Republicans attempted to achieve this in their failed bill to repeal Obamacare. Now that they are focusing on tax reform, they are not giving up this long-desired Republican dream of giving major corporations massive tax cuts, at the expense of average American workers.

But that's not what Trump said when a reporter asked him about his so-called tax plan.

TRUMP: The rich will not be gaining at all with this plan. We're not — we're looking for the middle class, and we're looking for jobs. Jobs meaning companies. So we're looking at the middle class, and we're looking at jobs.

REPORTER: Will the wealthy have higher taxes?

TRUMP: I think the wealthy will be pretty much where they are. If we can do that, we'd like it. If they have to go higher, they'll go higher, frankly. We're looking at the middle class, and we're looking at jobs. OK? Thank you very much. Thank you, everybody.

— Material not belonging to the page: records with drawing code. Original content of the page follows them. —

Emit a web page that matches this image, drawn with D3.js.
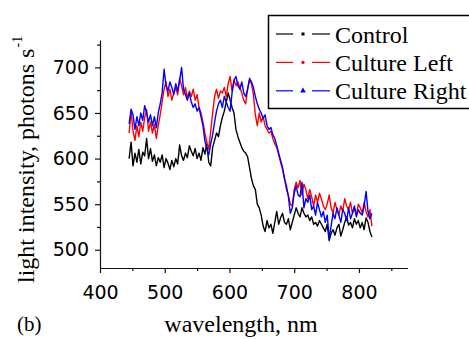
<!DOCTYPE html>
<html>
<head>
<meta charset="utf-8">
<script src="https://cdn.jsdelivr.net/npm/d3@7"></script>
<style>
  html, body { margin: 0; padding: 0; background: #fff; }
  svg { display: block; }
</style>
</head>
<body>
<svg id="spectrum-chart"></svg>
<script>
// wavelength grid (nm), every ~3 nm
const wavelength = [
  445,448,451,454,457,460,463,466,469,472,
  475,478,481,484,487,490,493,496,499,502,
  505,508,511,514,517,520,523,526,529,532,
  535,538,541,544,547,550,553,556,559,562,
  565,568,571,574,577,580,583,586,589,592,
  595,598,601,604,607,610,613,616,619,622,
  625,628,631,634,637,640,643,646,649,652,
  655,658,661,664,667,670,673,676,679,682,
  685,688,691,694,697,700,703,706,709,712,
  715,718,721,724,727,730,733,736,739,742,
  745,748,751,754,757,760,763,766,769,772,
  775,778,781,784,787,790,793,796,799,802,
  805,808,811,814,817,820
];

const control = [
  600,618,592,606,596,610,594,607,603,622,
  600,611,597,604,592,601,596,604,590,600,
  595,588,598,591,600,594,615,603,598,606,
  601,614,608,603,611,600,606,598,612,605,
  616,596,592,612,620,628,624,636,645,652,
  662,672,664,656,650,632,624,618,612,608,
  606,602,590,578,570,566,550,546,538,526,
  520,532,524,528,518,530,542,528,535,540,
  530,528,534,522,530,538,546,540,536,546,
  540,536,538,532,536,528,530,526,532,528,
  524,520,528,510,518,522,516,524,528,515,
  522,530,536,527,530,524,534,528,532,524,
  530,522,535,530,520,514
];

const cultureLeft = [
  628,652,630,620,636,624,640,630,645,654,
  630,640,628,638,622,636,648,662,676,684,
  668,676,664,672,678,670,688,680,670,678,
  666,674,668,676,664,670,656,650,640,628,
  618,610,630,650,668,676,666,674,672,678,
  668,682,690,674,686,680,684,678,672,664,
  660,676,686,682,670,648,636,650,640,646,
  636,632,628,630,622,616,612,604,596,588,
  578,566,560,550,548,566,574,568,576,560,
  572,566,556,566,558,548,560,552,562,556,
  548,544,550,560,546,540,552,544,538,548,
  542,556,548,544,552,540,546,538,550,546,
  540,552,542,536,544,526
];

const cultureRight = [
  638,654,648,632,646,636,650,642,658,650,
  640,648,636,646,634,650,660,672,698,680,
  674,684,678,670,682,674,686,700,676,670,
  664,672,662,656,660,652,656,646,636,620,
  610,604,616,626,640,652,660,664,656,668,
  662,656,652,672,686,690,680,676,684,672,
  668,676,688,684,678,668,660,654,650,644,
  648,636,632,634,626,622,614,606,598,590,
  578,570,558,540,546,562,570,560,558,574,
  546,556,552,560,544,548,538,552,544,536,
  542,530,538,512,526,540,534,546,538,530,
  544,540,532,546,534,540,548,536,544,540,
  538,548,564,542,534,540
];

const seriesNames = ['Control', 'Culture Left', 'Culture Right'];
const seriesColors = ['#000000', '#ff0000', '#0000ff'];
const seriesMarkers = ['square', 'circle', 'triangle'];

const xTicks = [400, 500, 600, 700, 800];
const xMinorTicks = [450, 550, 650, 750, 850];
const yTicks = [500, 550, 600, 650, 700];
const yMinorTicks = [525, 575, 625, 675, 725];

const W = 469, H = 339;
const plot = { left: 100, right: 407.5, top: 40, bottom: 268 };

const svg = d3.select('#spectrum-chart')
  .attr('width', W)
  .attr('height', H);

const x = d3.scaleLinear().domain([400, 875]).range([plot.left, plot.right]);
const y = d3.scaleLinear().domain([480, 730]).range([plot.bottom, plot.top]);

// series lines
const line = d3.line()
  .x(d => x(d.w))
  .y(d => y(d.v));

[control, cultureLeft, cultureRight].forEach((vals, i) => {
  const pts = wavelength.map((w, j) => ({ w: w, v: vals[j] })).filter(d => d.v != null);
  svg.append('path')
    .datum(pts)
    .attr('fill', 'none')
    .attr('stroke', seriesColors[i])
    .attr('stroke-width', 1.4)
    .attr('stroke-linejoin', 'round')
    .attr('d', line);
});

// axes
const xAxis = svg.append('g')
  .attr('transform', `translate(0,${plot.bottom})`)
  .call(d3.axisBottom(x).tickValues(xTicks).tickSize(5).tickSizeOuter(0).tickPadding(13));

svg.append('g')
  .attr('transform', `translate(0,${plot.bottom})`)
  .call(d3.axisBottom(x).tickValues(xMinorTicks).tickSize(3).tickFormat(''))
  .call(g => g.select('.domain').remove());

const yAxis = svg.append('g')
  .attr('transform', `translate(${plot.left},0)`)
  .call(d3.axisLeft(y).tickValues(yTicks).tickSize(5).tickSizeOuter(0).tickPadding(6));

svg.append('g')
  .attr('transform', `translate(${plot.left},0)`)
  .call(d3.axisLeft(y).tickValues(yMinorTicks).tickSize(3).tickFormat(''))
  .call(g => g.select('.domain').remove());

svg.selectAll('.domain, .tick line')
  .attr('stroke', '#111')
  .attr('stroke-width', 1.2);

[xAxis, yAxis].forEach(a => {
  a.selectAll('text')
    .style('font-family', '"DejaVu Sans", sans-serif')
    .style('font-size', '19px')
    .attr('fill', '#000');
});

// axis titles
svg.append('text')
  .attr('x', 241)
  .attr('y', 332)
  .attr('text-anchor', 'middle')
  .style('font-family', '"Liberation Serif", "Times New Roman", serif')
  .style('font-size', '24px')
  .text('wavelength, nm');

svg.append('text')
  .attr('x', 17)
  .attr('y', 331)
  .style('font-family', '"Liberation Serif", "Times New Roman", serif')
  .style('font-size', '21px')
  .text('(b)');

const yTitle = svg.append('text')
  .attr('transform', 'translate(33.5,283) rotate(-90)')
  .style('font-family', '"Liberation Serif", "Times New Roman", serif')
  .style('font-size', '24px');
yTitle.append('tspan').text('light intensity, photons s');
yTitle.append('tspan')
  .attr('dx', 1)
  .attr('dy', -12)
  .style('font-size', '14px')
  .text('-1');

// legend
const legend = svg.append('g');
legend.append('rect')
  .attr('x', 268.5)
  .attr('y', 15.5)
  .attr('width', 220)
  .attr('height', 93)
  .attr('fill', '#fff')
  .attr('stroke', '#000')
  .attr('stroke-width', 1.5);

seriesNames.forEach((name, i) => {
  const cy = 34 + i * 28.4;
  const col = seriesColors[i];
  legend.append('line')
    .attr('x1', 276).attr('x2', 293).attr('y1', cy).attr('y2', cy)
    .attr('stroke', col).attr('stroke-width', 1.2);
  legend.append('line')
    .attr('x1', 312).attr('x2', 330).attr('y1', cy).attr('y2', cy)
    .attr('stroke', col).attr('stroke-width', 1.2);
  const sym = seriesMarkers[i] === 'square' ? d3.symbolSquare
    : seriesMarkers[i] === 'circle' ? d3.symbolCircle : d3.symbolTriangle;
  legend.append('path')
    .attr('transform', `translate(303,${cy})`)
    .attr('d', d3.symbol().type(sym).size(seriesMarkers[i] === 'triangle' ? 14 : 9)())
    .attr('fill', col);
  legend.append('text')
    .attr('x', 335)
    .attr('y', cy + 8.5)
    .style('font-family', '"Liberation Serif", "Times New Roman", serif')
    .style('font-size', '24px')
    .text(name);
});
</script>
</body>
</html>
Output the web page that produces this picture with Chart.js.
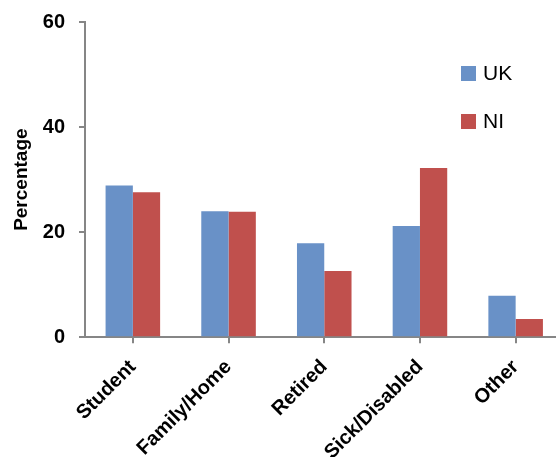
<!DOCTYPE html>
<html lang="en">
<head>
    <meta charset="UTF-8">
    <title>Percentage UK vs NI</title>
    <script src="https://cdn.jsdelivr.net/npm/chart.js"></script>
    <style>
        html, body { margin: 0; padding: 0; background: white; overflow: hidden; }
        .chart-container { width: 570px; height: 457px; }
    </style>
</head>
<body>
    <div class="chart-container">
        <canvas id="grafico" width="570" height="457"></canvas>
    </div>

    <script>
        const categorias = ['Student', 'Family/Home', 'Retired', 'Sick/Disabled', 'Other'];
        const valoresUK = [28.9, 24.0, 17.9, 21.2, 7.9];
        const valoresNI = [27.6, 23.9, 12.6, 32.2, 3.5];
        const ticksY = [0, 20, 40, 60];

        const corUK = '#6991C7';
        const corNI = '#C0504D';
        const cinza = '#868686';
        const fonte = '"Liberation Sans", Arial, sans-serif';

        // legend drawn by hand, stacked vertically like the original
        const legendaManual = {
            id: 'legendaManual',
            afterDraw(chart) {
                const ctx = chart.ctx;
                ctx.save();
                ctx.font = '21px ' + fonte;
                ctx.textBaseline = 'middle';
                chart.data.datasets.forEach((ds, i) => {
                    const y = 74 + i * 48;
                    ctx.fillStyle = ds.backgroundColor;
                    ctx.fillRect(461, y - 8, 15, 15);
                    ctx.fillStyle = '#000';
                    ctx.fillText(ds.label, 483, y);
                });
                ctx.restore();
            }
        };

        const ctx = document.getElementById('grafico').getContext('2d');
        new Chart(ctx, {
            type: 'bar',
            data: {
                labels: categorias,
                datasets: [
                    { label: 'UK', data: valoresUK, backgroundColor: corUK },
                    { label: 'NI', data: valoresNI, backgroundColor: corNI }
                ]
            },
            options: {
                responsive: false,
                animation: false,
                categoryPercentage: 0.57,
                barPercentage: 1.0,
                layout: { padding: { top: 22, right: 6.5, left: 0, bottom: 0 } },
                plugins: { legend: { display: false }, tooltip: { enabled: false } },
                scales: {
                    x: {
                        grid: { offset: false, drawOnChartArea: false, drawTicks: true, tickLength: 6, color: cinza, lineWidth: 2 },
                        border: { color: cinza, width: 2 },
                        ticks: {
                            minRotation: 45, maxRotation: 45, color: '#000', padding: 12,
                            font: { family: fonte, size: 20, weight: 'bold' }
                        },
                        afterFit(scale) { scale.height = 119.7; }
                    },
                    y: {
                        min: 0, max: 60,
                        afterBuildTicks(scale) { scale.ticks = ticksY.map(v => ({ value: v })); },
                        grid: { drawOnChartArea: false, drawTicks: true, tickLength: 6, color: cinza, lineWidth: 2 },
                        border: { color: cinza, width: 2 },
                        ticks: {
                            color: '#000', padding: 14,
                            font: { family: fonte, size: 20, weight: 'bold' }
                        },
                        title: {
                            display: true, text: 'Percentage', color: '#000', padding: { top: 10, bottom: 0 },
                            font: { family: fonte, size: 19, weight: 'bold' }
                        },
                        afterFit(scale) { scale.width = 85; scale.paddingTop = 0; scale.paddingBottom = 0; }
                    }
                }
            },
            plugins: [legendaManual]
        });
    </script>
</body>
</html>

Republicans have never proposed raising taxes on the rich; in fact, they have for years attacked Democrats for suggesting such a thing. No tax plan ever promoted by Speaker Paul Ryan, the self-proclaimed policy wonk, has included raising taxes on the rich.

And Trump, whose understanding of tax policy is fleeting at best — after all, it is still unknown whether he even pays taxes — has always spoken in vague terms about giving money back to the people who earn it. That's standard Republican language for lowering taxes on the wealthiest Americans.

What Trump has done is exploit the recent hurricanes to call for tax cuts for billionaires.

Trump's obvious lies about what he and his party are attempting to do with tax reform show that either he has no idea what he's talking about, or, as is so often the case, he has no problem saying something that is absolutely untrue because he thinks it sounds good in the moment.

Either way, it's an insult to American taxpayers who will suffer the burden of those tax cuts for billionaires if Trump gets his way.